The ‘Our Father’ is a community prayer, where humanity as a whole is prayed for, whether in a group or in case of a single person praying it. It is a prayer that encourages and confirms confidence in us to call as our Father and converse with Him.

The Lord’s Prayer, as it is called, recognizes the presence of the Most High God in heaven, praises and glorifies his holy name, acknowledges the rightful submission of human will, to that of the Father’s most holy will; ‘as it is in heaven’. It is essential for the flesh and spirit to sustain, Jesus ensures to subscribe those needs to the care of Divine providence. To His vicious and inhumane persecutors, from upon the cross, He said “Father forgive them for they know not what they do.” As a precursor to this confidence in His Father’s ever abounding Divine Mercy, He taught humanity; through His disciples, to be assured of that same mercy upon each and every one who desires for it with a contrite heart. In doing so, He consequently teaches each one to be as forgiving as His Father is, towards their wrong doers. Remember what He said in Matthew 18:22, “I do not say to you, up to seven times, but up to seventy times seven.”

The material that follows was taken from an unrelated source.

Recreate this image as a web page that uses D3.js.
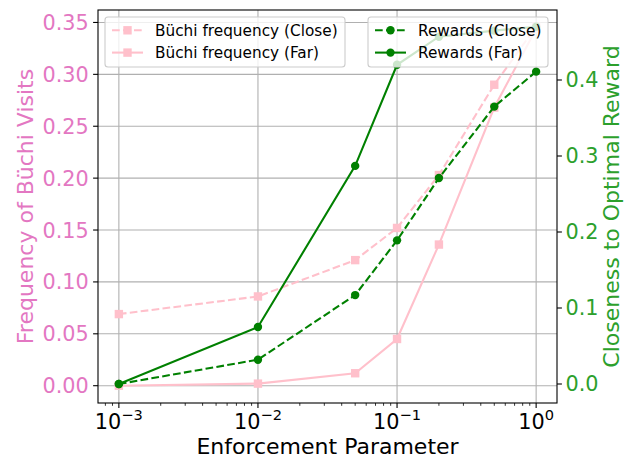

For the Saviour said, ‘When you pray, say, ‘Our Father.’ And another of the holy Evangelists adds, ‘who art in heaven’… ”He gives his own glory to us. He raises slaves to the dignity of freedom. He crowns the human condition with such honour as surpasses the power of nature. He brings to pass what was spoken of old by the voice of the psalmist: ‘I said, you are gods, and all of you children of the Most High’ (Psalm 82:6). He rescues us from the measure of slavery, giving us by his grace what we did not possess by nature, and permits us to call God ‘Father,’ as being admitted to the rank of sons. We received this, together with all our other privileges, from him. One of these privileges is the dignity of freedom, a gift peculiarly befitting those who have been called to be sons. He commands us, therefore, to take boldness and say in our prayers, ‘Our Father.
This is a quote from ‘The privilege and responsibility of calling God Father’, by Cyril of Alexandria (376-444 AD).

When children speak with their parents they try to transmit, through their words and body language, what they feel in their heart. We become better praying men and women when our relation with God is more intimate, as that of a father with his son. By teaching the ‘Our Father’, Jesus himself left with us his own example, and conformity in the truth that He is the Way.